I believe what Hezekiah is expressing in this final verse is a heart-felt gratitude to God for his grace in postponing the judgment. Remember, Hezekiah’s pride was not the only sin that would bring the wrath of God upon Jerusalem. As your read the whole book of Isaiah, you realize that judgment had been prophesied throughout Isaiah’s long ministry, and many sins of the people have been listed for which the wrath of God would come. All that remained to be announced was the timing of the judgment and the instrument God would use. In this passage, Isaiah announced that Babylon would be the instrument, but because of Hezekiah’s repentance, the time would not be now but later. It is not the fact of the judgment for which Hezekiah expresses gratitude, but the delay of the judgment which he receives gratefully as gift of God’s grace.
I would suggest that such an attitude is appropriate to us as Christians as well. Knowing the sinfulness of the world in which we live, knowing how evil and rebellious the human race is and how far we have strayed from God’s commands, we ought not to marvel when trouble and turmoil and disaster break out in our world. We ought to marvel when they do not. And we should receive every year of peace and security, not as a right or an entitlement, but as a gift of God’s grace.
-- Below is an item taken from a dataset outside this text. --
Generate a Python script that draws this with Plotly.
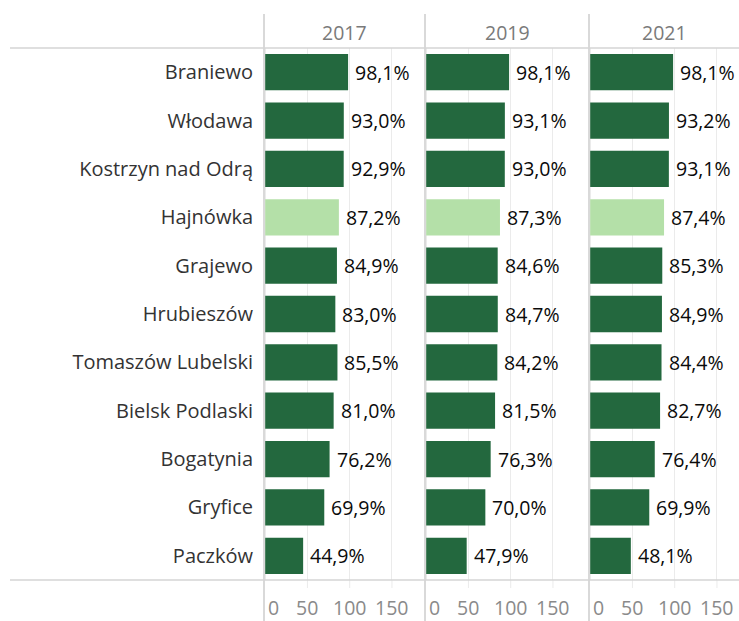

During our years in Kenya, I always enjoyed visiting in Kenyan homes and especially listening to them pray. Their evening prayers often went along these lines: “O Lord, we thank you that we have lived another day. We thank you that we have had food to eat, and clothes to wear and that we have come and gone in safety.” Then in the morning their prayers would pick up again. “Lord, we thank you that we have come safely through the night. We thank you for a new day. We thank you for food and health and strength to serve you again today.” Each day is taken as a gift from God’s grace. I think it is a lesson we all need to learn.
Well, I have shared a number of different thoughts this evening. This has not been your typical message on prayer. But I would encourage you to take these principles home. Ponder them. I think you will find them helpful as you take your problems to the Lord.